Er ist die Sonne seines Universums: "How to Make a Book with Steidl" am Donnerstag auf 3sat zeigt das Schaffen des eigenwilligen Verlegers Gerhard Steidl.

Ein Handwerker in seinem eigenen Universum: Gerhard Steidl. Bild: dpa

Gerhard Steidl war noch nie in Dubai, er will da auch gar nicht hin.
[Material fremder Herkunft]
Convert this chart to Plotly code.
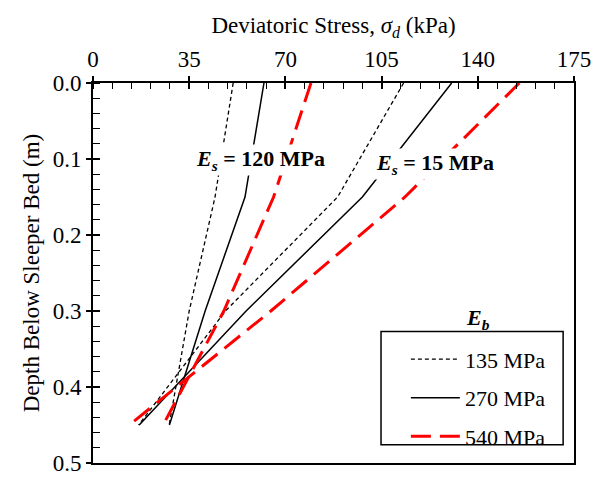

Die iPhone-Schnappschüsse, die der New Yorker Fotograf Joel Sternfeld ihm aus dem Emirat vorlegt, reichen vollkommen, um das Stilempfinden des Göttinger Verlegers für Fotokunstbücher und Belletristik zu beleidigen. "Ein unästhetisches Disneyland", schimpft er - und veröffentlicht Sternfelds Aufnahmen dennoch: Am Ende des Dokumentarfilms "How to Make a Book with Steidl" von Jörg Adolph und Gereon Wetzel (Recherche: Alex Rühle) rollt "iDubai" vom Band, als einer von unglaublichen 283 Titeln, die während der Dreharbeiten zwischen April 2009 und März 2010 in Steidls konzernunabhängiger Göttinger Druckerei entstanden sind.

Nur wenige Meter entfernt ist Steidl aufgewachsen. "Ich hatte keine Zeit wegzugehen, also bin ich hier geblieben", erklärt er dem britischen Fotografen Martin Parr in teutonisch hartem Steidl-Englisch. Seit Jahrzehnten reist der 59-Jährige rund um den Erdball, ungern, aber andauernd, auch in die USA, aber der Akzent ist geblieben. Darin ein Indiz für seinen Eigensinn zu erkennen, ist wohl nicht übertrieben. "Noch eine letzte Geschichte, dann muss ich los", zieht er in der Küche von Robert Adams in Oregon das Gespräch an sich. Und als der Taxifahrer ihn später fragt, wer der winkende Mann in der Einfahrt ist, antwortet Steidl: "Ein Fotograf", aber natürlich nicht irgendeiner, schließlich hat er ihn gerade besucht, "ein sehr berühmter Fotograf." Keine Frage: Gerhard Steidl ist die Sonne seines Universums oder hält sich zumindest dafür.

Mit ihm zusammen zu arbeiten ist daher für Steidls Künstler nicht die reine Freude. "Bin ich zufrieden? Nein, aber unzufrieden bin ich auch nicht", kommentiert Joel Sternfeld, dessen Buchproduktion der Film schwerpunktmäßig verfolgt, das Fortkommen mit "iDubai". "Ich mag es schon, nur die Größe macht mir Sorgen." Das Format des Papiers, dessen Beschaffenheit, Farbe, Material und Artwork des Covers, inhaltliche Struktur des Buchs, Anordnung der Fotos und dann natürlich deren Look - all diese Fragen verhandeln Steidl und Sternfeld, teilweise auch mehrfach, weil der Fotograf dummerweise die Chance hatte, noch mal drüber zu schlafen.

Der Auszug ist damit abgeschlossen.